**Data shown**
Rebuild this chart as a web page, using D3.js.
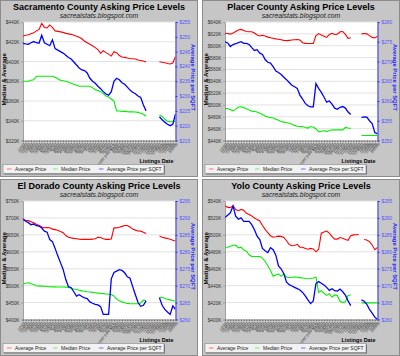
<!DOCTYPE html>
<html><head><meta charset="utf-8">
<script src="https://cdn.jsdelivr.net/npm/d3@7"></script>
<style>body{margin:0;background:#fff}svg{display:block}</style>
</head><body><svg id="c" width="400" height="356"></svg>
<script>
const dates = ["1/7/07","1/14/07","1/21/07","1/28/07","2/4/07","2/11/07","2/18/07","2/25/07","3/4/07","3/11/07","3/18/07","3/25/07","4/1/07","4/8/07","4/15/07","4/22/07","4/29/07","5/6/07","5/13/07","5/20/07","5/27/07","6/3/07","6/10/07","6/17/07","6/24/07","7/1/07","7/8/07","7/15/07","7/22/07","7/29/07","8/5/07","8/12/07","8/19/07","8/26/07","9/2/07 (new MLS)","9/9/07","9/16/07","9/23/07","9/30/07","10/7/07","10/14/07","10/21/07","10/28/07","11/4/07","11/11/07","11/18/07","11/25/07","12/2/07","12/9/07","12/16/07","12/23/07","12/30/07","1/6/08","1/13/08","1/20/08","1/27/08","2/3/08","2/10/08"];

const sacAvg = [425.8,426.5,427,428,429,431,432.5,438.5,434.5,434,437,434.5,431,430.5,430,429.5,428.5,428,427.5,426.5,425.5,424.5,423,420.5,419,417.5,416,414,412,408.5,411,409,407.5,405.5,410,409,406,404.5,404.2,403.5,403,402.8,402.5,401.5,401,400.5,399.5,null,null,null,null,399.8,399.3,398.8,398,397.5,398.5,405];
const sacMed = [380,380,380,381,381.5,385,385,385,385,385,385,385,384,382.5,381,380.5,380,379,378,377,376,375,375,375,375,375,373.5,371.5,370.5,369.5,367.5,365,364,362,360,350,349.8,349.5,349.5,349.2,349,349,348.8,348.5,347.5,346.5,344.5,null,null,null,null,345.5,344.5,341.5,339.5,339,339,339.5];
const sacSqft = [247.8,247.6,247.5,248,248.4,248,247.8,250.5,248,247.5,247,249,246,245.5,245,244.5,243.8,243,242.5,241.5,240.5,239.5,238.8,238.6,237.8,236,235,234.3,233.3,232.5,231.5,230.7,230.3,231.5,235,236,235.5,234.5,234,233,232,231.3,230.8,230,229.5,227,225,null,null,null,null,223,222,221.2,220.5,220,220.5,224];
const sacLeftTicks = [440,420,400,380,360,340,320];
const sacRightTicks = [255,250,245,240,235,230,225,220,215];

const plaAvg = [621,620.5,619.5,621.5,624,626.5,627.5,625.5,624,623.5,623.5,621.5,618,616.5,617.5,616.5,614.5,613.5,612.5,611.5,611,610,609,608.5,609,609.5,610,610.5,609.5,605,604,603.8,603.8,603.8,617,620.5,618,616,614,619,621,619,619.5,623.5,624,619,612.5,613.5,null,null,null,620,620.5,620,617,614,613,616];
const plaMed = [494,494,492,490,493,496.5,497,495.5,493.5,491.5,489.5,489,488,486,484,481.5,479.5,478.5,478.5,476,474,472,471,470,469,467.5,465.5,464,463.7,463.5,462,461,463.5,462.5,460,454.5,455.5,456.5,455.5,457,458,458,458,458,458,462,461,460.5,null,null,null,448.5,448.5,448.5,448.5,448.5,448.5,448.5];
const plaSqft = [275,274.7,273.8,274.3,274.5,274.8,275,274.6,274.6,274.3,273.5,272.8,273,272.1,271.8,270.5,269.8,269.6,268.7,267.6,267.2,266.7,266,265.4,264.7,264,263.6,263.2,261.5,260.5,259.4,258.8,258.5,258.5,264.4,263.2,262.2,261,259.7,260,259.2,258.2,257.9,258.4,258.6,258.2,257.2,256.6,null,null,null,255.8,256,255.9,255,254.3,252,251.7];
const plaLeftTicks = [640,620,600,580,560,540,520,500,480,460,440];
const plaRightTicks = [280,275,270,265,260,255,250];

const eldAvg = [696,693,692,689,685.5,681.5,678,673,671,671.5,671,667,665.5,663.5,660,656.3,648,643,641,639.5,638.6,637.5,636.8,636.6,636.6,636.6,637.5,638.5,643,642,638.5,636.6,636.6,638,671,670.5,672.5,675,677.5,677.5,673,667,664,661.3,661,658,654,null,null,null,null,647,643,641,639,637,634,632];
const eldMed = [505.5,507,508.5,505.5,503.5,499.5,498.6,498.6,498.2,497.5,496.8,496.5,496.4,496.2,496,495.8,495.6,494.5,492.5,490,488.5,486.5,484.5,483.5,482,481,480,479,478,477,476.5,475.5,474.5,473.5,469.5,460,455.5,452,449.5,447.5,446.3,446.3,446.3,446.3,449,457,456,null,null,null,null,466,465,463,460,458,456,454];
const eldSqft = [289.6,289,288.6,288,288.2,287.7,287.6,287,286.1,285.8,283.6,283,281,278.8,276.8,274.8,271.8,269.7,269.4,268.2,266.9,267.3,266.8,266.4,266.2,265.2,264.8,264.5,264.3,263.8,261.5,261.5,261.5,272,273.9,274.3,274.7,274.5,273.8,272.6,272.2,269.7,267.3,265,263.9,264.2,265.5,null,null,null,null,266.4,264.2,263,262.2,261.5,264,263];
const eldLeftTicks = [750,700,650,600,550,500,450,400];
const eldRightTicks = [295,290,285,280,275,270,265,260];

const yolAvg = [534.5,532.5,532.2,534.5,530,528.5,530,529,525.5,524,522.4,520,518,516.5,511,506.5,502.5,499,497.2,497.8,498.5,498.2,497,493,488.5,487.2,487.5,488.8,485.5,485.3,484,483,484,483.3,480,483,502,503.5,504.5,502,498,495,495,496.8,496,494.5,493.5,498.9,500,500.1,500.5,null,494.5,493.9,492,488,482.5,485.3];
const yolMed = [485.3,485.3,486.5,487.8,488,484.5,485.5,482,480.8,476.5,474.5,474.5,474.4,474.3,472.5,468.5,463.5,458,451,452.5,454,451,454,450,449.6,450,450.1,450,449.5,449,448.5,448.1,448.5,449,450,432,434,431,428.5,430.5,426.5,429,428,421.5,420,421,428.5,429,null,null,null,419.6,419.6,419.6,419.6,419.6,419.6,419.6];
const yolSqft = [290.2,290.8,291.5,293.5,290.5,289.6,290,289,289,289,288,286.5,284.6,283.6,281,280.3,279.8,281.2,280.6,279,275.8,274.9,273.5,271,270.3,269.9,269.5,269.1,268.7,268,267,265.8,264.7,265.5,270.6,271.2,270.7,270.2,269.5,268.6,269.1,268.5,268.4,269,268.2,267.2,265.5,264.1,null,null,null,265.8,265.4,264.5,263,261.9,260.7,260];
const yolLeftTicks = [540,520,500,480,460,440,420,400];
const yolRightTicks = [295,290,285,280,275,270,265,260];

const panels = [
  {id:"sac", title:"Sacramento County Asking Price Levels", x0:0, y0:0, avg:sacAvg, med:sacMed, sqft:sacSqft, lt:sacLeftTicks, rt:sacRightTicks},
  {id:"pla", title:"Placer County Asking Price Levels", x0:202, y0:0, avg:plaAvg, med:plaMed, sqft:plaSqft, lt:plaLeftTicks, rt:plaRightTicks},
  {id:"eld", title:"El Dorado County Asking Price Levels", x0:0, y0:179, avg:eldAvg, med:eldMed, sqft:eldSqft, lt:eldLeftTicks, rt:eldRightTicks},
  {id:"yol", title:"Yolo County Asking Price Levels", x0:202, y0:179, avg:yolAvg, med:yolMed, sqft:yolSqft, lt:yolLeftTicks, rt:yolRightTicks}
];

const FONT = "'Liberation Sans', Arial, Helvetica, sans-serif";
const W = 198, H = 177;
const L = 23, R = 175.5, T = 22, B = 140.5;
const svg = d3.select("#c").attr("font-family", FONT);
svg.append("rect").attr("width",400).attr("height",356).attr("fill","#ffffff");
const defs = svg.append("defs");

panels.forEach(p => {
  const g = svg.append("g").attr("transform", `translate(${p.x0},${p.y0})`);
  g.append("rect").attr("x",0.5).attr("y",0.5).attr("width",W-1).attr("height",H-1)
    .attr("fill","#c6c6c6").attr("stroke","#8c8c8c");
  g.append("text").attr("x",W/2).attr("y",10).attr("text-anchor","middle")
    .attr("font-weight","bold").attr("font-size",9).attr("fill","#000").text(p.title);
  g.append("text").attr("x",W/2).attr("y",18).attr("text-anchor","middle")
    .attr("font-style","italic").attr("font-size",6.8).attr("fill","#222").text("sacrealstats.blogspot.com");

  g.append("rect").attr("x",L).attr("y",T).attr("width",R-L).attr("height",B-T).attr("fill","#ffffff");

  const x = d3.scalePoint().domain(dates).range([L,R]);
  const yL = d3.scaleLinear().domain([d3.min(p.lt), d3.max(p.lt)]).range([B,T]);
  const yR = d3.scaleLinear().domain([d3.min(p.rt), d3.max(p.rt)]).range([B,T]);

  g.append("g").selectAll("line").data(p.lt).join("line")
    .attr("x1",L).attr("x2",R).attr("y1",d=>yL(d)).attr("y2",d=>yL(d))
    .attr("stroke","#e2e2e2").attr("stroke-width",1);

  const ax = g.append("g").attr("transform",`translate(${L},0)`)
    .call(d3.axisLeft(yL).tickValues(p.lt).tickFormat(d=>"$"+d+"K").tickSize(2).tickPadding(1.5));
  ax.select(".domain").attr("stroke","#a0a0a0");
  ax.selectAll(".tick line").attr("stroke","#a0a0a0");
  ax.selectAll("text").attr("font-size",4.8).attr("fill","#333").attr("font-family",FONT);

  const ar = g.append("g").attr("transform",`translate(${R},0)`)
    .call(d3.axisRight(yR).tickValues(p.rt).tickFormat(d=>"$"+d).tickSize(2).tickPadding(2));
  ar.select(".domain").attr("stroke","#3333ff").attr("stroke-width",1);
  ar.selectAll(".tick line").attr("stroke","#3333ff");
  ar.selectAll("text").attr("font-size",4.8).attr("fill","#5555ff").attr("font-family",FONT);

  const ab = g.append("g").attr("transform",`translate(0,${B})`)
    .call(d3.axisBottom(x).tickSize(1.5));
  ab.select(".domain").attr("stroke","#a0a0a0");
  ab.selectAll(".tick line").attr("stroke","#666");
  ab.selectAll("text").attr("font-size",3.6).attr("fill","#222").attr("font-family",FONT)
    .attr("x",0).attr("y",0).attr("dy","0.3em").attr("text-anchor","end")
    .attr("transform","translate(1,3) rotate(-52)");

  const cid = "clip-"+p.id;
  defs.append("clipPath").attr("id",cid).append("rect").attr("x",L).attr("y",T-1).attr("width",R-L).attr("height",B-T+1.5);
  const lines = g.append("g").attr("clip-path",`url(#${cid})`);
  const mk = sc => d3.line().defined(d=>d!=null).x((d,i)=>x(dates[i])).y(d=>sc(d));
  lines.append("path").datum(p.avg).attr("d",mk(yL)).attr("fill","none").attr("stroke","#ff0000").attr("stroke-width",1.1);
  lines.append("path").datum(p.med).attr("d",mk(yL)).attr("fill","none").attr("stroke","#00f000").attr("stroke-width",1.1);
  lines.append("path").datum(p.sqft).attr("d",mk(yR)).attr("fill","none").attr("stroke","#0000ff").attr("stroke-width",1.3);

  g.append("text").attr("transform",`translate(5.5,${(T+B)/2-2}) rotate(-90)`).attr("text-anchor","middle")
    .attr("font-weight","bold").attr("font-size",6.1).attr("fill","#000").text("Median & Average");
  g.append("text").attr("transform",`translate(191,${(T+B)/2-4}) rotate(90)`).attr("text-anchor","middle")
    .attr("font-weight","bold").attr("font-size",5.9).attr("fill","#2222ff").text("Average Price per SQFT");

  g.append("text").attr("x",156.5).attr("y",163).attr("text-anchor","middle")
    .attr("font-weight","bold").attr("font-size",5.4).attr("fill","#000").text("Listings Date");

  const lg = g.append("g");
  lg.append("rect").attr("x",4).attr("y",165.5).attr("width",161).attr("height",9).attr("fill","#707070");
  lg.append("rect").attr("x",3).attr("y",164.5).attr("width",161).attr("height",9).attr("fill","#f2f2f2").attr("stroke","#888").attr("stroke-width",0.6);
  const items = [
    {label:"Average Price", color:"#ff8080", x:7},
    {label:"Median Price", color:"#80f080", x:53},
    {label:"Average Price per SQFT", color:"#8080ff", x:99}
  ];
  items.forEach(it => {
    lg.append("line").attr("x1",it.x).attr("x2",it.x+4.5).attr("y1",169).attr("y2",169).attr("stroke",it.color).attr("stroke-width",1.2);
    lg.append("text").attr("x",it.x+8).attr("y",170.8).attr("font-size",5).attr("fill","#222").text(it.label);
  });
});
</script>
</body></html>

**Objective**
Leave out any pictures and return exactly the lines from the beginning of the data through the line with "const sacRightTicks = [255,250,245,240,235,230,225,220,215];", inclusive.

**Response**
Rebuild this chart as a web page, using D3.js.
<!DOCTYPE html>
<html><head><meta charset="utf-8">
<script src="https://cdn.jsdelivr.net/npm/d3@7"></script>
<style>body{margin:0;background:#fff}svg{display:block}</style>
</head><body><svg id="c" width="400" height="356"></svg>
<script>
const dates = ["1/7/07","1/14/07","1/21/07","1/28/07","2/4/07","2/11/07","2/18/07","2/25/07","3/4/07","3/11/07","3/18/07","3/25/07","4/1/07","4/8/07","4/15/07","4/22/07","4/29/07","5/6/07","5/13/07","5/20/07","5/27/07","6/3/07","6/10/07","6/17/07","6/24/07","7/1/07","7/8/07","7/15/07","7/22/07","7/29/07","8/5/07","8/12/07","8/19/07","8/26/07","9/2/07 (new MLS)","9/9/07","9/16/07","9/23/07","9/30/07","10/7/07","10/14/07","10/21/07","10/28/07","11/4/07","11/11/07","11/18/07","11/25/07","12/2/07","12/9/07","12/16/07","12/23/07","12/30/07","1/6/08","1/13/08","1/20/08","1/27/08","2/3/08","2/10/08"];

const sacAvg = [425.8,426.5,427,428,429,431,432.5,438.5,434.5,434,437,434.5,431,430.5,430,429.5,428.5,428,427.5,426.5,425.5,424.5,423,420.5,419,417.5,416,414,412,408.5,411,409,407.5,405.5,410,409,406,404.5,404.2,403.5,403,402.8,402.5,401.5,401,400.5,399.5,null,null,null,null,399.8,399.3,398.8,398,397.5,398.5,405];
const sacMed = [380,380,380,381,381.5,385,385,385,385,385,385,385,384,382.5,381,380.5,380,379,378,377,376,375,375,375,375,375,373.5,371.5,370.5,369.5,367.5,365,364,362,360,350,349.8,349.5,349.5,349.2,349,349,348.8,348.5,347.5,346.5,344.5,null,null,null,null,345.5,344.5,341.5,339.5,339,339,339.5];
const sacSqft = [247.8,247.6,247.5,248,248.4,248,247.8,250.5,248,247.5,247,249,246,245.5,245,244.5,243.8,243,242.5,241.5,240.5,239.5,238.8,238.6,237.8,236,235,234.3,233.3,232.5,231.5,230.7,230.3,231.5,235,236,235.5,234.5,234,233,232,231.3,230.8,230,229.5,227,225,null,null,null,null,223,222,221.2,220.5,220,220.5,224];
const sacLeftTicks = [440,420,400,380,360,340,320];
const sacRightTicks = [255,250,245,240,235,230,225,220,215];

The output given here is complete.